═══ RECORDS TO PROCESS

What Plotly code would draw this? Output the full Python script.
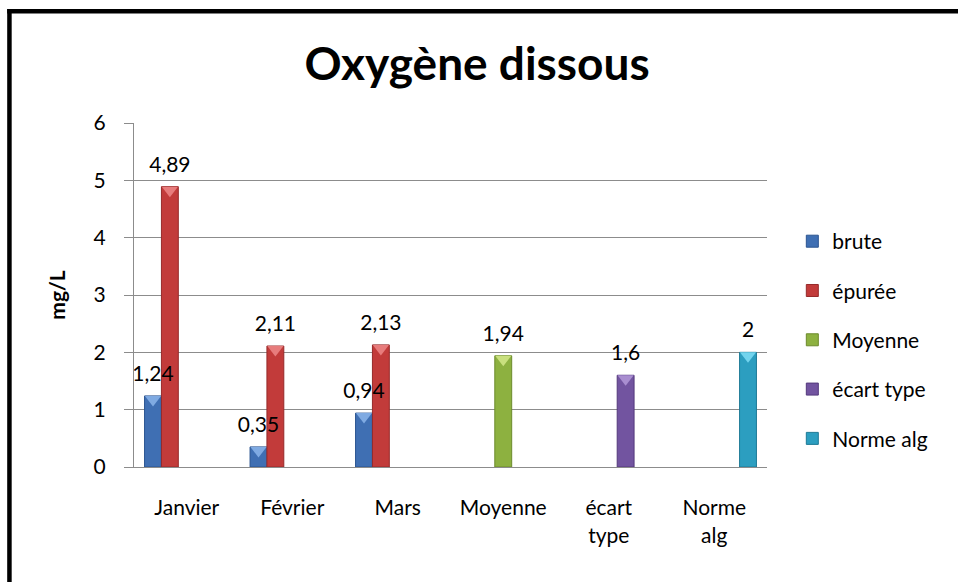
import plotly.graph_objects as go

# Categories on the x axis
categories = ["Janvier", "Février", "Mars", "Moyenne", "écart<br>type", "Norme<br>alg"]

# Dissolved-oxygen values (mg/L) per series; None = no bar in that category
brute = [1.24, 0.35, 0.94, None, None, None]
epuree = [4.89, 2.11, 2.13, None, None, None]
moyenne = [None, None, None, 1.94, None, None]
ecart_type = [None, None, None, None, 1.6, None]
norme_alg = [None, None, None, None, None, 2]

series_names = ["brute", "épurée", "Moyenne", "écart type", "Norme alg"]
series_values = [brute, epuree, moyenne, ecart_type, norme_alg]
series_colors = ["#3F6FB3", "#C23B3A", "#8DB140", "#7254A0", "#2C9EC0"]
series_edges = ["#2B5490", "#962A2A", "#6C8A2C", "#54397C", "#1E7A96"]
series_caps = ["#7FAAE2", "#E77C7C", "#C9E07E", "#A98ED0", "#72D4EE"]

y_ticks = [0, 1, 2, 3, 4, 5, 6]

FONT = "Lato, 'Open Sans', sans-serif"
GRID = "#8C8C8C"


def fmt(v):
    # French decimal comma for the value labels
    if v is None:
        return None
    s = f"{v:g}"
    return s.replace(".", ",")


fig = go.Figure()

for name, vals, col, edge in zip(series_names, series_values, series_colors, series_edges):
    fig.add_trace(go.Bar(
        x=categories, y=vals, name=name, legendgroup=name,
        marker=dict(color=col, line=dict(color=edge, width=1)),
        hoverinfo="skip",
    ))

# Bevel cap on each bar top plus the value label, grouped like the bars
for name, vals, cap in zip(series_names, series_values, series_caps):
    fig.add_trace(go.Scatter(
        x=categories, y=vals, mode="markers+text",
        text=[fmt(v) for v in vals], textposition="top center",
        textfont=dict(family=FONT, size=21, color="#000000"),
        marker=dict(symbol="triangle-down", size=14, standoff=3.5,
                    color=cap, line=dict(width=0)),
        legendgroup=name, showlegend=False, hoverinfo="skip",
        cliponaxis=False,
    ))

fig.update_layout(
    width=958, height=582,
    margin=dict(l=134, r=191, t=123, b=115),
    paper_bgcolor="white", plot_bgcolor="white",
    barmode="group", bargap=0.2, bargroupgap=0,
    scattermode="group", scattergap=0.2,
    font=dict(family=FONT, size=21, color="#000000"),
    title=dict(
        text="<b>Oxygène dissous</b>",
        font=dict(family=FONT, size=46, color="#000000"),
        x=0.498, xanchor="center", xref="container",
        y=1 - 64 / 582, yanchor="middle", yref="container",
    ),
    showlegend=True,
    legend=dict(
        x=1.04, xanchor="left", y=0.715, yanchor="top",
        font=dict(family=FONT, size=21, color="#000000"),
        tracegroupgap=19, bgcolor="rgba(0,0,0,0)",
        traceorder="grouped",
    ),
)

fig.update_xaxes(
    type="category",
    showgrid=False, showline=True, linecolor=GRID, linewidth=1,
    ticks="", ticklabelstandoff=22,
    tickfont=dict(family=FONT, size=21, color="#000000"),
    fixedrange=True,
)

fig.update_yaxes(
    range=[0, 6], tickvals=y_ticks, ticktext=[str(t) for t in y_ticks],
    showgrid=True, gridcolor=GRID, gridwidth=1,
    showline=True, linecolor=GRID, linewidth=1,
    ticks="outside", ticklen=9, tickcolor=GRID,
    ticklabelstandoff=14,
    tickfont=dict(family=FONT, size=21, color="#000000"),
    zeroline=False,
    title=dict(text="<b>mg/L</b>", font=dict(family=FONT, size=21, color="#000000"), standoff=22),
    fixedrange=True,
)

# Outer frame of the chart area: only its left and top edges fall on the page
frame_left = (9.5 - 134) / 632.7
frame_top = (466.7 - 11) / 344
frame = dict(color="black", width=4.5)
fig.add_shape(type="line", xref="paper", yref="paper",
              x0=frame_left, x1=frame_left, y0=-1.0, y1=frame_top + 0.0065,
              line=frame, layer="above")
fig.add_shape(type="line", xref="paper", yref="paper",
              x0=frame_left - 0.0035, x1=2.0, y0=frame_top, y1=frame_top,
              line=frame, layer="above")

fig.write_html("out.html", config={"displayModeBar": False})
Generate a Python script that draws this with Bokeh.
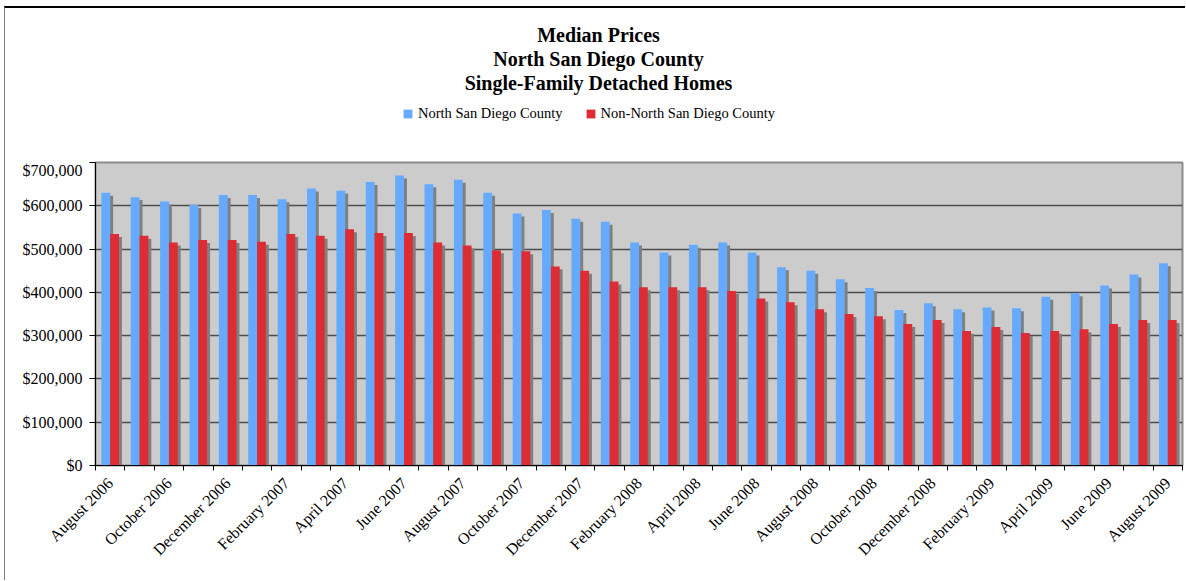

══════

— YOUR TASK —
Leave the pictures out and write out every entry exactly as given.

— SOLUTION —
What Plotly code would draw this? Output the full Python script.
import plotly.graph_objects as go

# Categories on the x axis
categories = ["Janvier", "Février", "Mars", "Moyenne", "écart<br>type", "Norme<br>alg"]

# Dissolved-oxygen values (mg/L) per series; None = no bar in that category
brute = [1.24, 0.35, 0.94, None, None, None]
epuree = [4.89, 2.11, 2.13, None, None, None]
moyenne = [None, None, None, 1.94, None, None]
ecart_type = [None, None, None, None, 1.6, None]
norme_alg = [None, None, None, None, None, 2]

series_names = ["brute", "épurée", "Moyenne", "écart type", "Norme alg"]
series_values = [brute, epuree, moyenne, ecart_type, norme_alg]
series_colors = ["#3F6FB3", "#C23B3A", "#8DB140", "#7254A0", "#2C9EC0"]
series_edges = ["#2B5490", "#962A2A", "#6C8A2C", "#54397C", "#1E7A96"]
series_caps = ["#7FAAE2", "#E77C7C", "#C9E07E", "#A98ED0", "#72D4EE"]

y_ticks = [0, 1, 2, 3, 4, 5, 6]

FONT = "Lato, 'Open Sans', sans-serif"
GRID = "#8C8C8C"


def fmt(v):
    # French decimal comma for the value labels
    if v is None:
        return None
    s = f"{v:g}"
    return s.replace(".", ",")


fig = go.Figure()

for name, vals, col, edge in zip(series_names, series_values, series_colors, series_edges):
    fig.add_trace(go.Bar(
        x=categories, y=vals, name=name, legendgroup=name,
        marker=dict(color=col, line=dict(color=edge, width=1)),
        hoverinfo="skip",
    ))

# Bevel cap on each bar top plus the value label, grouped like the bars
for name, vals, cap in zip(series_names, series_values, series_caps):
    fig.add_trace(go.Scatter(
        x=categories, y=vals, mode="markers+text",
        text=[fmt(v) for v in vals], textposition="top center",
        textfont=dict(family=FONT, size=21, color="#000000"),
        marker=dict(symbol="triangle-down", size=14, standoff=3.5,
                    color=cap, line=dict(width=0)),
        legendgroup=name, showlegend=False, hoverinfo="skip",
        cliponaxis=False,
    ))

fig.update_layout(
    width=958, height=582,
    margin=dict(l=134, r=191, t=123, b=115),
    paper_bgcolor="white", plot_bgcolor="white",
    barmode="group", bargap=0.2, bargroupgap=0,
    scattermode="group", scattergap=0.2,
    font=dict(family=FONT, size=21, color="#000000"),
    title=dict(
        text="<b>Oxygène dissous</b>",
        font=dict(family=FONT, size=46, color="#000000"),
        x=0.498, xanchor="center", xref="container",
        y=1 - 64 / 582, yanchor="middle", yref="container",
    ),
    showlegend=True,
    legend=dict(
        x=1.04, xanchor="left", y=0.715, yanchor="top",
        font=dict(family=FONT, size=21, color="#000000"),
        tracegroupgap=19, bgcolor="rgba(0,0,0,0)",
        traceorder="grouped",
    ),
)

fig.update_xaxes(
    type="category",
    showgrid=False, showline=True, linecolor=GRID, linewidth=1,
    ticks="", ticklabelstandoff=22,
    tickfont=dict(family=FONT, size=21, color="#000000"),
    fixedrange=True,
)

fig.update_yaxes(
    range=[0, 6], tickvals=y_ticks, ticktext=[str(t) for t in y_ticks],
    showgrid=True, gridcolor=GRID, gridwidth=1,
    showline=True, linecolor=GRID, linewidth=1,
    ticks="outside", ticklen=9, tickcolor=GRID,
    ticklabelstandoff=14,
    tickfont=dict(family=FONT, size=21, color="#000000"),
    zeroline=False,
    title=dict(text="<b>mg/L</b>", font=dict(family=FONT, size=21, color="#000000"), standoff=22),
    fixedrange=True,
)

# Outer frame of the chart area: only its left and top edges fall on the page
frame_left = (9.5 - 134) / 632.7
frame_top = (466.7 - 11) / 344
frame = dict(color="black", width=4.5)
fig.add_shape(type="line", xref="paper", yref="paper",
              x0=frame_left, x1=frame_left, y0=-1.0, y1=frame_top + 0.0065,
              line=frame, layer="above")
fig.add_shape(type="line", xref="paper", yref="paper",
              x0=frame_left - 0.0035, x1=2.0, y0=frame_top, y1=frame_top,
              line=frame, layer="above")

fig.write_html("out.html", config={"displayModeBar": False})
Generate a Python script that draws this with Bokeh.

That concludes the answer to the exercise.